Section Leaders:
Fionn Kelly & Madmatt

Measuring Angles - The Army Way

By: Jon Sowden

Most modern armies use a variation of the mils system to measure angles. Artillery Forward Observers in particular use a sound knowledge of mils to get accurate target grids, and to speed up the adjustment procedure. But, what is the mils system, and why is it used?

To understand why mils are used, we need to consider the other main method of measuring angles – degrees.

Degrees

Most civilians and sailors, when they think about angles, think in terms of degrees, and as we all know there are 360 degrees in a full circle. To measure compass directions, North is usually taken as being at 360° (or 0°), South is 180°, South-West is 235°, etc. In most cases 1° provides fine enough steps to accurately measuring the required angle – especially on the heaving deck of a ship! Sometimes, however, greater accuracy is required in which case finer divisions called ‘minutes’ and ‘seconds’ are used. If anyone knows what size angle these measure, and the relationship between them, please let me know since I don’t have a clue! I suspect the same holds for most of the population.

If you remember back to your school days, you might recall something called SOH/CAH/TOA – a way to figure out the lengths of sides on a triangle, or the size of internal angles. In the military world this has enormous usefulness. It is generally fairly easy to figure out two of the three unknowns, and use those to find the third. For example, using binoculars with accurate markings it is easy to find the angle between two distant objects, and using the known size of the object under observation the distance between those points can be determined.

Then, using TOA … 

TAN(observed angle) = (known distance between points) / (distance to object)

… rearranging to give …

(distance to object) = (known distance between points) / TAN(observed angle)

… and inserting the values we can get the distance to the object.

To give a more specific example, consider a stationary train, viewed side on. We know, from previous research, that the train is 150m long. When looking through our binos the observed angle between the front of the engine and the end of the guards van is about 4.3°.

Using our formula:

(distance to train)   = (150) / TAN(4.3)

                                    = (150) / 0.07519

                                    = 1995m

Piece of cake. With a bit of thought it can be seen that the same principles you can figure out not only how far away something is, but how big it is, how fast its going, how tall it is, etc.
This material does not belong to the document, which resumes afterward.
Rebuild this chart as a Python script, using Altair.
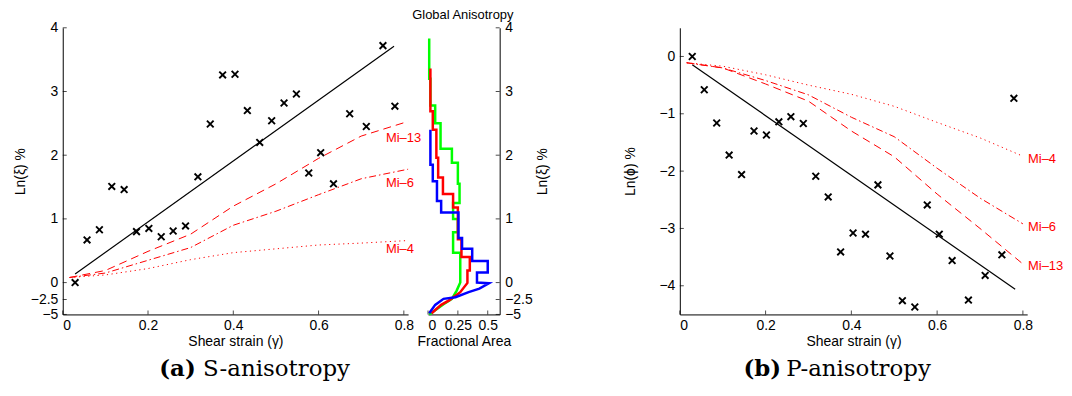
import altair as alt
import pandas as pd

# ---------------- data ----------------
strain = [0.029, 0.057, 0.086, 0.115, 0.144, 0.173, 0.202, 0.231, 0.259, 0.288,
          0.317, 0.346, 0.375, 0.404, 0.433, 0.462, 0.490, 0.519, 0.548, 0.577,
          0.605, 0.635, 0.673, 0.712, 0.751, 0.779]
s_aniso = [0.0, 0.67, 0.83, 1.51, 1.46, 0.80, 0.85, 0.72, 0.81, 0.89,
           1.66, 2.49, 3.26, 3.27, 2.70, 2.20, 2.54, 2.82, 2.96, 1.72,
           2.04, 1.55, 2.65, 2.45, 3.72, 2.77]
p_aniso = [0.0, -0.58, -1.16, -1.72, -2.06, -1.30, -1.37, -1.14, -1.05, -1.17,
           -2.09, -2.45, -3.41, -3.08, -3.10, -2.24, -3.48, -4.26, -4.37, -2.59,
           -3.10, -3.56, -4.25, -3.82, -3.46, -0.73]

s_fit_x = [0.029, 0.777]
s_fit_y = [0.135, 3.71]
p_fit_x = [0.029, 0.782]
p_fit_y = [-0.144, -4.06]

s_curve_x = [0.016, 0.1, 0.2, 0.3, 0.4, 0.5, 0.6, 0.7, 0.81]
s_mi13 = [0.08, 0.19, 0.49, 0.76, 1.20, 1.55, 1.95, 2.30, 2.53]
s_mi6 = [0.08, 0.15, 0.35, 0.55, 0.90, 1.12, 1.38, 1.63, 1.78]
s_mi4 = [0.08, 0.12, 0.22, 0.36, 0.47, 0.53, 0.59, 0.62, 0.66]

p_curve_x = [0.016, 0.1, 0.2, 0.3, 0.4, 0.5, 0.6, 0.7, 0.8]
p_mi4 = [-0.11, -0.17, -0.32, -0.50, -0.66, -0.87, -1.15, -1.42, -1.74]
p_mi6 = [-0.11, -0.20, -0.42, -0.67, -1.06, -1.40, -1.95, -2.47, -2.92]
p_mi13 = [-0.11, -0.20, -0.48, -0.78, -1.30, -1.75, -2.40, -3.00, -3.62]

mi_names = ["Mi\u201313", "Mi\u20136", "Mi\u20134"]
s_label_x = [0.758, 0.758, 0.758]
s_label_y = [2.27, 1.56, 0.52]
p_label_x = [0.812, 0.812, 0.812]
p_label_y = [-1.79, -2.98, -3.66]
p_label_names = ["Mi\u20134", "Mi\u20136", "Mi\u201313"]

# global anisotropy histograms (bin edges top->bottom, fractional area)
green_edges = [3.83, 3.2, 2.78, 2.5, 2.1, 1.88, 1.55, 1.25, 1.0, 0.79, 0.47, 0.0]
green_frac = [0.01, 0.02, 0.06, 0.105, 0.20, 0.25, 0.264, 0.21, 0.25, 0.21, 0.27]
green_tail_f = [0.24, 0.20, 0.13, 0.04, 0.01]
green_tail_y = [-1.18, -2.4, -3.3, -4.6, -5.0]

red_edges = [3.36, 2.69, 2.4, 1.96, 1.65, 1.39, 1.18, 0.68, 0.40, 0.19, -0.05]
red_frac = [0.02, 0.04, 0.07, 0.085, 0.125, 0.21, 0.25, 0.28, 0.35, 0.33]
red_tail_f = [0.27, 0.18, 0.11, 0.03]
red_tail_y = [-1.42, -2.6, -3.4, -4.8]

blue_edges = [2.40, 1.85, 1.59, 1.28, 1.10, 0.70, 0.53, 0.34, 0.16, 0.0]
blue_frac = [0.02, 0.04, 0.075, 0.11, 0.255, 0.285, 0.37, 0.50, 0.41]
blue_tail_f = [0.51, 0.43, 0.34, 0.23, 0.13, 0.06, 0.01]
blue_tail_y = [-0.1, -0.9, -1.4, -2.16, -2.4, -3.4, -4.8]

x_ticks = [0, 0.2, 0.4, 0.6, 0.8]
s_y_ticks = [-5, -2.5, 0, 1, 2, 3, 4]
frac_ticks = [0, 0.25, 0.5]
p_y_ticks = [-4, -3, -2, -1, 0]

hist_title = ["Global Anisotropy"]
cap_a = ["(a)", "S-anisotropy"]
cap_b = ["(b)", "P-anisotropy"]

# ---------------- helpers ----------------
FONT = "Liberation Sans"
SERIF = "DejaVu Serif"
RED = "#ff0000"
XPATH = "M-1,-1L1,1M-1,1L1,-1"
LBL = "format(datum.value, '.2~f')"

W1, H = 347, 288
W2 = 72
W3 = 349

sx = alt.Scale(domain=[0, 0.81], nice=False, zero=False)
sy1 = alt.Scale(domain=[-5, -2.5, 0, 4], range=[H, 273, 256, 0], nice=False, zero=False)
sx2 = alt.Scale(domain=[0, 0.6], nice=False, zero=False)
sy3 = alt.Scale(domain=[-4.5, 0.5], nice=False, zero=False)


class Panel:
    def __init__(self, xs, ys, xa, ya):
        self.xs, self.ys, self.xa, self.ya = xs, ys, xa, ya

    def X(self):
        return alt.X("x:Q", scale=self.xs, axis=self.xa)

    def Y(self):
        return alt.Y("y:Q", scale=self.ys, axis=self.ya)

    def line(self, xv, yv, color, width=1.0, dash=None):
        df = pd.DataFrame({"x": xv, "y": yv, "o": list(range(len(xv)))})
        kw = dict(color=color, strokeWidth=width, clip=False)
        if dash:
            kw["strokeDash"] = dash
        return alt.Chart(df).mark_line(**kw).encode(x=self.X(), y=self.Y(), order="o:Q")

    def points(self, xv, yv):
        df = pd.DataFrame({"x": xv, "y": yv})
        return alt.Chart(df).mark_point(shape=XPATH, size=45, strokeWidth=1.9, color="black",
                                        filled=False, opacity=1).encode(x=self.X(), y=self.Y())

    def labels(self, xv, yv, names):
        df = pd.DataFrame({"x": xv, "y": yv, "t": names})
        return alt.Chart(df).mark_text(font=FONT, fontSize=13, color=RED, align="left",
                                       baseline="middle").encode(x=self.X(), y=self.Y(), text="t:N")

    def ticks(self, xvals, yvals, ytick_x, xtick_y):
        ty = alt.Chart(pd.DataFrame({"y": yvals})).mark_tick(
            orient="horizontal", size=4, thickness=1, color="black").encode(
            y=self.Y(), x=alt.value(ytick_x))
        tx = alt.Chart(pd.DataFrame({"x": xvals})).mark_tick(
            orient="vertical", size=4, thickness=1, color="black").encode(
            x=self.X(), y=alt.value(xtick_y))
        return [ty, tx]


CAP_Y = H + 62


def text_layer(txt, x, y, size, font=FONT, weight="normal", align="left", baseline="alphabetic"):
    return alt.Chart(pd.DataFrame({"t": txt})).mark_text(
        font=font, fontSize=size, fontWeight=weight, align=align, baseline=baseline, color="black"
    ).encode(text="t:N", x=alt.value(x), y=alt.value(y))


def caption(parts, x_bold, x_reg):
    return [text_layer([parts[0]], x_bold, CAP_Y, 23, SERIF, "bold"),
            text_layer([parts[1]], x_reg, CAP_Y, 23, SERIF)]


def xaxis(vals, title):
    return alt.Axis(values=vals, labelExpr=LBL, title=title, ticks=False,
                    labelPadding=4, titlePadding=2, grid=False)


# ---------------- panel (a) ----------------
ax1y = alt.Axis(values=s_y_ticks, labelExpr=LBL, title="Ln(\u03be) %", ticks=False,
                labelPadding=5, titlePadding=3, grid=False)
A = Panel(sx, sy1, xaxis(x_ticks, "Shear strain (\u03b3)"), ax1y)

p1 = alt.layer(
    A.points(strain, s_aniso),
    A.line(s_fit_x, s_fit_y, "black", 1.2),
    A.line(s_curve_x, s_mi13, RED, 1.0, [8, 5]),
    A.line(s_curve_x, s_mi6, RED, 1.0, [7, 3, 1.5, 3]),
    A.line(s_curve_x, s_mi4, RED, 1.0, [1.2, 3.5]),
    A.labels(s_label_x, s_label_y, mi_names),
    *A.ticks(x_ticks, s_y_ticks, 2, H - 2),
    *caption(cap_a, 97, 141),
).properties(width=W1, height=H)

# ---------------- panel global anisotropy ----------------
def hist_df(edges, frac, tail_f, tail_y):
    fs, ys = [], []
    for i, f in enumerate(frac):
        fs += [f, f]
        ys += [edges[i], edges[i + 1]]
    fs += tail_f
    ys += tail_y
    return fs, ys


ax2y = alt.Axis(values=s_y_ticks, labelExpr=LBL, title="Ln(\u03be) %", ticks=False, orient="right",
                labelPadding=5, titlePadding=3, titleAngle=270, titleBaseline="top", grid=False)
G = Panel(sx2, sy1, xaxis(frac_ticks, "Fractional Area"), ax2y)

hist_layers = []
for edges, frac, tf, ty, col in [
    (green_edges, green_frac, green_tail_f, green_tail_y, "#00ff00"),
    (red_edges, red_frac, red_tail_f, red_tail_y, "#ff0000"),
    (blue_edges, blue_frac, blue_tail_f, blue_tail_y, "#0000ff"),
]:
    fs, ys = hist_df(edges, frac, tf, ty)
    hist_layers.append(G.line(fs, ys, col, 2.5))

p2 = alt.layer(
    *hist_layers,
    *G.ticks(frac_ticks, s_y_ticks, W2 - 2, H - 2),
    text_layer(hist_title, W2 / 2 - 1, -13, 13, align="center", baseline="middle"),
).properties(width=W2, height=H)

# ---------------- spacer ----------------
spacer = alt.Chart(pd.DataFrame({"x": [0]})).mark_point(opacity=0).encode(
    x=alt.X("x:Q", axis=None), y=alt.Y("x:Q", axis=None)).properties(width=141, height=H)

# ---------------- panel (b) ----------------
ax3y = alt.Axis(values=p_y_ticks, labelExpr=LBL, title="Ln(\u03d5) %", ticks=False,
                labelPadding=5, titlePadding=22, grid=False)
B = Panel(sx, sy3, xaxis(x_ticks, "Shear strain (\u03b3)"), ax3y)

p3 = alt.layer(
    B.points(strain, p_aniso),
    B.line(p_fit_x, p_fit_y, "black", 1.2),
    B.line(p_curve_x, p_mi13, RED, 1.0, [8, 5]),
    B.line(p_curve_x, p_mi6, RED, 1.0, [7, 3, 1.5, 3]),
    B.line(p_curve_x, p_mi4, RED, 1.0, [1.2, 3.5]),
    B.labels(p_label_x, p_label_y, p_label_names),
    *B.ticks(x_ticks, p_y_ticks, 2, H - 2),
    *caption(cap_b, 64, 107),
).properties(width=W3, height=H)

chart = alt.hconcat(p1, p2, spacer, p3, spacing=20, bounds="flush").configure_view(
    stroke=None
).configure_axis(
    domainColor="black", domainWidth=1, labelFont=FONT, titleFont=FONT, labelFontSize=14,
    titleFontSize=14, titleFontWeight="normal", labelColor="black", titleColor="black"
).properties(padding={"left": 5, "top": 0, "right": 0, "bottom": 0}, background="white")

chart.save("out.html", embed_options={"renderer": "svg", "actions": False})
The only proviso is that you must know at least two pieces of information about the object to start with.

As it stands, this process would be wonderful - except that for most soldiers this is nearly useless. Firstly, soldiers would need to carry a calculator around in the field, which is never going to be a winner – even assuming it doesn’t get broken it isn’t always practical to whip out the old Casio Fx-82 and start furiously calculating. Secondly, since there are only 360° in a circle, the accuracy with which angles can be measured isn’t that great unless minutes and seconds are also used - yeah, right!

Mils

This is where the mils system comes in. Under this system, the unit of angle – the mil – has been chosen such that there is no need to mess around with Sines, Cones and Tangents. Originally it was developed by the German military, was used by them during World War Two, and has since found its way into most armies.

The cornerstone in making the mil useful was in the choice of angle. 1mil is the angle formed by a right angle triangle 1000 metres long and 1 metre wide. Actually, the exact angle for a mil is a little different – using precisely 1:1000 leads to there being 6283.2 mils in a full circle. This is impractical for field use, so the number actually used is a rounding: in the Whermacht, and subsequently in NATO armies, this number was rounded to 6400. In Warsaw Pact armies the number for a full circle is 6000. Returning briefly to degrees, 1° » 18mils (NATO style).

Using 1:1000 makes the mathematics needed really simple. Going back to our example of the train, we know its 150m long, and looking through our binos calibrated for mils the angle between the front and the back is 75mils. Now, if the train were 1000m away we would expect to see it as being 150mils wide. Our figure is exactly half of that so the train is twice that distance away – 2000m. This is the same figure as before (give or take 3%), but is much easier to arrive at, and requires no special equipment other than a knowledge of how mils work.

How do I measure angles in mils?

Virtually every piece of kit the army has that is used to assist observation – binoculars, scopes, gunsights, and so on – is marked with graticles spaced in mils. This is what those funny looking ‘scissor’ binoculars you sometimes see next to German artillery in WW2 photos are. Using such equipment it is very easy to accurately measure the angle between points. However, even the regular grunt in his foxhole has a piece of kit calibrated in mils – his hand.

Figure 1: Hand Angle for a Hand held at Full Armstretch

By holding your hand out at full stretch and using the distance between fixed points you can readily get a fairly accurate idea of the angle between two points.

If you play golf, you might find it useful to get a feeling for the vertical hand angle of the pin at various distances. It makes selecting the right club much easier!